In These Things We Do, viewers are confronted by unseen moments of vulnerability and introspection. The amalgamation process may seem to have rendered the exhibition objects unfamiliar – and to a certain extent; threatening – however, Gomes creates non-language entry points for viewers by evoking strong emotions and atmospheric moods through his selection of materials. In certain pieces, neon lights are incorporated into the visual narrative in an attempt to hold the viewer’s gaze at a particular focal point and to also serve as a provocateur for the notion of artificialness and serenity.

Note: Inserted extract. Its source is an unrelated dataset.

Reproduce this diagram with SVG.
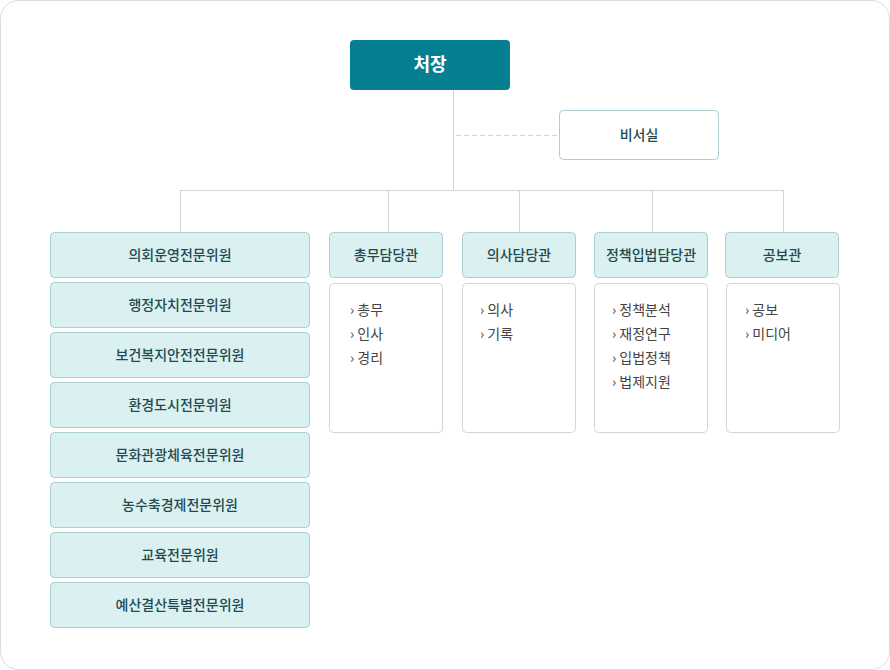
<svg xmlns="http://www.w3.org/2000/svg" width="890" height="670" viewBox="0 0 890 670">
<style>
text{font-family:"Noto Sans CJK KR","Noto Sans",sans-serif;}
.t{font-size:14px;fill:#234a4e;text-anchor:middle;font-weight:500}
.b{fill:#dbf0f1;stroke:#a8cfd2;stroke-width:1}
.w{fill:#fff;stroke:#cfd6d8;stroke-width:1}
.l{font-size:14px;fill:#444}
.c{stroke:#d4d4d4;stroke-width:1;fill:none}
</style>
<rect x="0.5" y="0.5" width="889" height="669" rx="18" fill="#fff" stroke="#dcdcdc"/>
<g id="connectors">
<path class="c" d="M453.5 90V190.5M180.5 190.5H783.5M180.5 190V232M388.5 190V232M519.5 190V232M652.5 190V232M783.5 190V232"/>
<path class="c" d="M456 135.5H559" stroke-dasharray="5 3"/>
</g>
<g id="chief"><rect x="350" y="40" width="160" height="50" rx="4" fill="#067f91"/><text x="430" y="71" font-size="18" font-weight="700" fill="#fff" text-anchor="middle">처장</text></g>
<g id="secretary"><rect x="559.5" y="110.5" width="159" height="49" rx="4" fill="#fff" stroke="#a8cfd2"/><text class="t" x="639" y="140">비서실</text></g>
<g id="committees">
<g id="c1"><rect class="b" x="50.5" y="232.5" width="259" height="45" rx="4"/><text class="t" x="180" y="260">의회운영전문위원</text></g>
<g id="c2"><rect class="b" x="50.5" y="282.5" width="259" height="45" rx="4"/><text class="t" x="180" y="310">행정자치전문위원</text></g>
<g id="c3"><rect class="b" x="50.5" y="332.5" width="259" height="45" rx="4"/><text class="t" x="180" y="360">보건복지안전전문위원</text></g>
<g id="c4"><rect class="b" x="50.5" y="382.5" width="259" height="45" rx="4"/><text class="t" x="180" y="410">환경도시전문위원</text></g>
<g id="c5"><rect class="b" x="50.5" y="432.5" width="259" height="45" rx="4"/><text class="t" x="180" y="460">문화관광체육전문위원</text></g>
<g id="c6"><rect class="b" x="50.5" y="482.5" width="259" height="45" rx="4"/><text class="t" x="180" y="510">농수축경제전문위원</text></g>
<g id="c7"><rect class="b" x="50.5" y="532.5" width="259" height="45" rx="4"/><text class="t" x="180" y="560">교육전문위원</text></g>
<g id="c8"><rect class="b" x="50.5" y="582.5" width="259" height="45" rx="4"/><text class="t" x="180" y="610">예산결산특별전문위원</text></g>
</g>
<g id="d1"><rect class="b" x="329.5" y="232.5" width="113" height="45" rx="4"/><text class="t" x="386" y="260">총무담당관</text>
<rect class="w" x="329.5" y="283.5" width="113" height="149" rx="4"/>
<text class="l" x="350" y="315">›  총무</text><text class="l" x="350" y="339">›  인사</text><text class="l" x="350" y="363">›  경리</text></g>
<g id="d2"><rect class="b" x="462.5" y="232.5" width="113" height="45" rx="4"/><text class="t" x="519" y="260">의사담당관</text>
<rect class="w" x="462.5" y="283.5" width="113" height="149" rx="4"/>
<text class="l" x="480" y="315">›  의사</text><text class="l" x="480" y="339">›  기록</text></g>
<g id="d3"><rect class="b" x="594.5" y="232.5" width="113" height="45" rx="4"/><text class="t" x="651" y="260">정책입법담당관</text>
<rect class="w" x="594.5" y="283.5" width="113" height="149" rx="4"/>
<text class="l" x="612" y="315">›  정책분석</text><text class="l" x="612" y="339">›  재정연구</text><text class="l" x="612" y="363">›  입법정책</text><text class="l" x="612" y="387">›  법제지원</text></g>
<g id="d4"><rect class="b" x="725.5" y="232.5" width="113" height="45" rx="4"/><text class="t" x="782" y="260">공보관</text>
<rect class="w" x="726.5" y="283.5" width="113" height="149" rx="4"/>
<text class="l" x="745" y="315">›  공보</text><text class="l" x="745" y="339">›  미디어</text></g>
</svg>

At the core of this exhibition, melancholy and fragility take centre stage and Carapace I-III investigates the notion of loneliness and the contradiction of being alone together. Is it possible to feel alone and connected at the same time? Is there solace in that? Carapace started as a series of hermit crabs connected by a series of ropes. Soon after, the artist found old mannequins and was inspired by its eerie quality thus incorporated it into the work. As stated by Gomes, “The enveloping objects are amalgamations of various seashells, I deviated from the hermit crab shells because I didn’t want something recognizable but still wanted to keep the oceanic element in the work. I think there’s something quite lonely about the sea but feeling of being very connected at the same time.”
Most importantly, the series is not intended to invite sympathy but rather to allow viewers to realize that we/humans seek each other out at a very primal level through pain and loss. As sobering the exhibition may seem, a certain level of levity and humour is present within the conceptual constructs.